Lecture by Óscar Loureda (Universität Heidelberg)
Óscar Loureda Lamas is Professor of Linguistics and Romance Linguistics at the Ruprecht-Karls-Universität Heidelberg. He holds a PhD from the University of Santiago de Compostela and has been a faculty member at Heidelberg since 2008. His research focuses on Spanish linguistics, particularly communication and discourse, experimental pragmatics, semantics, phraseology, textual grammar, and the social dimensions of Spanish as a migration language, heritage language, and foreign language. He has served as Vice-Rector of Heidelberg University, President of the German Association of Hispanists, Director of the Center for Galician Studies, and member of the selection committee for the Princess of Asturias Awards. He also acts as an expert for university accreditation and quality assurance agencies in Spain (ANECA), Chile (CNA), and several Latin American universities.

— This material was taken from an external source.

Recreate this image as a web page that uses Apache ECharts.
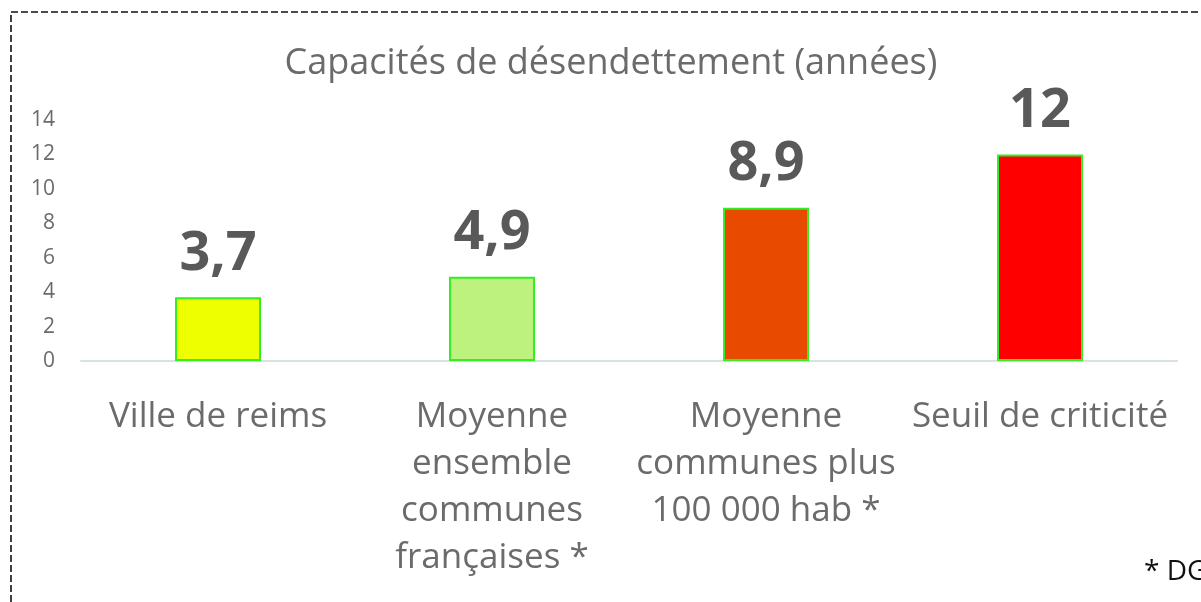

His research encompasses the semantics and pragmatics of Spanish, contrastive and experimental linguistics, language demography, and the study of Spanish variation in contexts of migration and contact, with particular emphasis on Europe. He is the author and editor of more than one hundred scholarly publications, including key monographs and edited volumes on discourse markers, cognitive linguistics, and contemporary Spanish. He has led and participated in projects funded by the DFG and DAAD. He is currently developing several research lines on the demolinguistics of Spanish and on the processes of maintenance, shift, and intergenerational transmission in Spanish-speaking communities settled in Europe, one of which he co-directs with Francisco Moreno Fernández (U. Heidelberg) and Johannes Kabatek (U. Zurich).
🔹 Conference abstract
This lecture examines the current position of Spanish in Europe from a demolinguistic perspective, considering its recent evolution, internal dynamics, and future projection in a continent shaped by intense processes of mobility, migration and multilingualism. It explores the status of Spanish as a heritage language within a multilingual environment, its patterns of distribution and growth, and the settlement of Spanish-speaking communities across major European countries, together with the resulting internal diversity stemming from different national origins and migratory trajectories.
The presentation offers an overview of the place of Spanish within the current European linguistic ecology and outlines research and policy directions to understand and support its development as one of the continent’s major languages of communication and heritage.